You and I don’t have any of these dilemmas. Thanks to the boldness of Andrew and the other disciple we know that an intimate relationship with Jesus is not only possible but is freely available. Thanks to the gospel records we know that even though the disciples themselves asked foolish questions they were not excluded from Jesus’ company. We know that there is no need for us to be coy or careful because we are assured that our relationship with Jesus is direct and personal. We do not need to be in awe of Jesus, nor do we need to self-conscious about our burning questions. In reality, we have the opposite problem from Andrew and his companion. Our problem is that it is easy to become over-familiar to be so confident and so comfortable in our relationship with Jesus that we begin to take it for granted. We can fall into the trap of treating Jesus as a comfortable friend, forgetting that he is, after all, the Saviour of the world, the Son of God. After all, we are already followers of Jesus, what more is there to do or to know?

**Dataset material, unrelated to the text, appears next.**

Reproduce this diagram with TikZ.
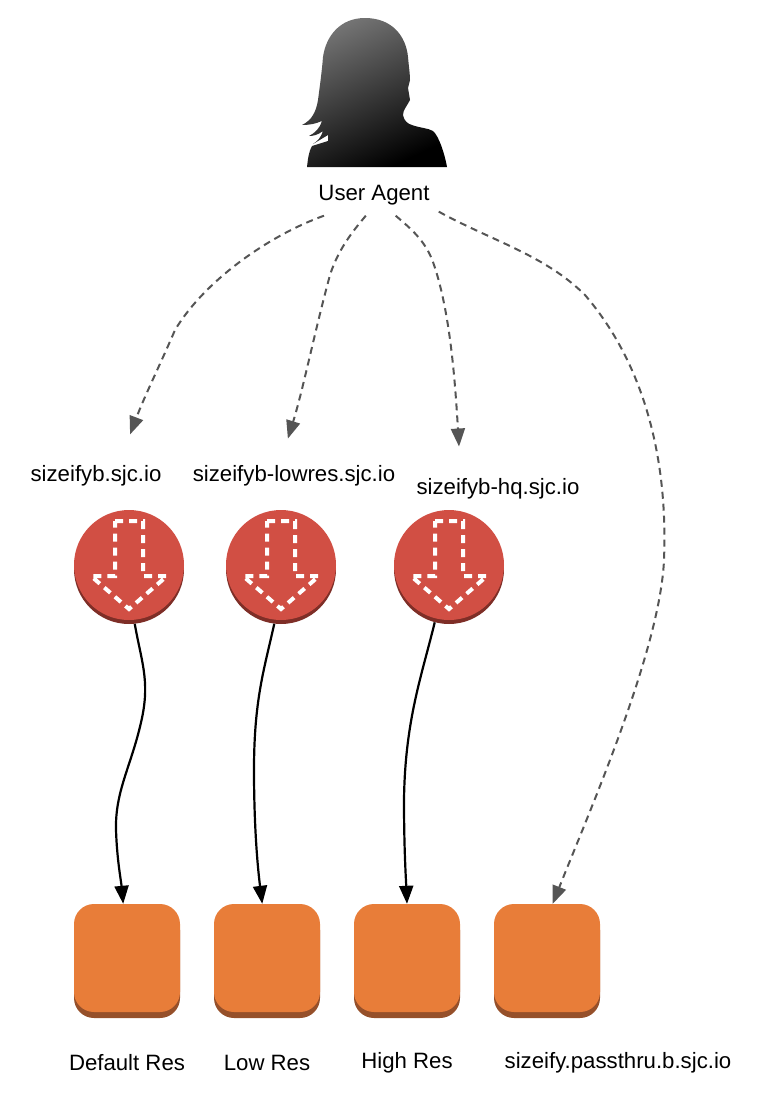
\documentclass[tikz,border=0pt]{standalone}
\usepackage{fontspec}
\setmainfont{Liberation Sans}
\usetikzlibrary{arrows.meta}
\definecolor{lbred}{HTML}{D14F44}
\definecolor{lbdark}{HTML}{7E2E27}
\definecolor{bucketorange}{HTML}{E87D39}
\definecolor{bucketdark}{HTML}{96502A}
\definecolor{edgegray}{HTML}{555555}
\tikzset{
  lbnode/.style={circle,fill=lbred,minimum size=110pt,inner sep=0pt},
  lbshadow/.style={circle,fill=lbdark,minimum size=110pt,inner sep=0pt},
  lbarrow/.style={draw=white,line width=4pt,dash pattern=on 8pt off 6pt},
  bucketnode/.style={rectangle,rounded corners=20pt,fill=bucketorange,minimum width=106pt,minimum height=108pt,inner sep=0pt},
  bucketshadow/.style={rectangle,rounded corners=20pt,fill=bucketdark,minimum width=106pt,minimum height=108pt,inner sep=0pt},
  textlabel/.style={font=\fontsize{22.2}{26}\selectfont,text=black,inner sep=3pt},
  useredge/.style={draw=edgegray,line width=2pt,dash pattern=on 7pt off 5pt,-{Triangle[length=18pt,width=14pt]}},
  originedge/.style={draw=black,line width=2.2pt,-{Triangle[length=18pt,width=14pt]}}
}
\begin{document}
\begin{tikzpicture}[x=1pt,y=-1pt]
\useasboundingbox (0,0) rectangle (760,1104);

\shade[top color=black!55,bottom color=black,shading angle=25]
  (365,18) .. controls (392,18) and (406,36) .. (408,57)
  .. controls (409,68) and (410,74) .. (410,80)
  -- (408,88) -- (410,100)
  .. controls (407,106) and (403,110) .. (403,115)
  .. controls (404,121) and (408,124) .. (412,125)
  .. controls (420,128) and (428,128) .. (433,131)
  .. controls (439,136) and (445,155) .. (447,167)
  -- (307,167)
  .. controls (308,158) and (309,151) .. (312,146)
  -- (328,141) -- (328,135) -- (313,144)
  .. controls (318,141) and (321,137) .. (323,131)
  .. controls (318,135) and (313,136) .. (309,136)
  .. controls (315,133) and (320,128) .. (322,121)
  .. controls (315,124) and (309,125) .. (302,125)
  .. controls (312,120) and (316,112) .. (318,100)
  .. controls (320,85) and (322,70) .. (323,57)
  .. controls (326,36) and (340,18) .. (365,18) -- cycle;

\node[textlabel,inner xsep=9pt,minimum height=40pt] (agent) at (374,195.5) {User Agent};
\node[textlabel] (sizeifyb) at (96,476) {sizeifyb.sjc.io};
\node[textlabel] (lowres) at (294,476) {sizeifyb-lowres.sjc.io};
\node[textlabel] (hq) at (498,489) {sizeifyb-hq.sjc.io};

\foreach \n/\x in {a/129,b/281,c/449}{
  \node[lbshadow] (shadow\n) at (\x,569) {};
  \node[lbnode] (lb\n) at (\x,565) {};
  \draw[lbarrow,shift={(\x,565)}] (-14,-44) -- (14,-44) -- (14,11) -- (38,11) -- (0,44) -- (-38,11) -- (-14,11) -- cycle;
}

\foreach \n/\x in {a/127,b/267,c/407,d/547}{
  \node[bucketshadow] (bshadow\n) at (\x,964) {};
  \node[bucketnode] (bucket\n) at (\x,958) {};
}

\node[textlabel] (defaultres) at (127,1063) {Default Res};
\node[textlabel] (lowlabel) at (267,1063) {Low Res};
\node[textlabel] (highlabel) at (407,1063) {High Res};
\node[textlabel] (passthru) at (618,1063) {sizeify.passthru.b.sjc.io};

\draw[useredge,shorten >=30pt] (agent.202.2) .. controls (270,235) and (205,280) .. (175,330) .. controls (160,365) and (145,395) .. (sizeifyb.30);
\draw[useredge,shorten >=25pt] (agent.-112) .. controls (352,232) and (338,250) .. (330,275) .. controls (315,330) and (303,390) .. (lowres.135);
\draw[useredge,shorten >=29pt] (agent.-43.6) .. controls (410,228) and (425,240) .. (433,262) .. controls (450,310) and (455,380) .. (hq.160);
\draw[useredge] (agent.-14) .. controls (490,240) and (545,255) .. (585,295) .. controls (645,365) and (668,460) .. (664,560) .. controls (660,650) and (590,810) .. (bucketd.84.7);

\draw[originedge] (shadowa.-84) .. controls (141,660) and (150,680) .. (142,718) .. controls (132,765) and (115,790) .. (116,830) .. controls (117,860) and (121,880) .. (bucketa.94);
\draw[originedge] (shadowb.-97) .. controls (264,670) and (254,700) .. (254,770) .. controls (254,830) and (258,870) .. (bucketb.95);
\draw[originedge] (shadowc.-105) .. controls (422,675) and (405,720) .. (404,800) .. controls (404,850) and (406,880) .. (bucketc.north);
\end{tikzpicture}
\end{document}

How is your relationship with Jesus? Where are you with Jesus right now? When did you last think about following after him? What would you say if he turned right now and asked you: “What are you seeking?” Does your relationship with Jesus have the right balance between awe and familiarity?

Andrew and the other disciple took a risk. They knew that Jesus was something special and they weren’t sure what to say but they didn’t flinch when Jesus turned and they didn’t run away. When the journey got hard they stood by Jesus and when Jesus was no longer there, they carried on alone.

Foolish questions are better than no questions. Any relationship is better than no relationship. The right relationship with Jesus will see us through the hard times and if we work on that relationship the world will see Jesus through our lives and come to seek him for themselves.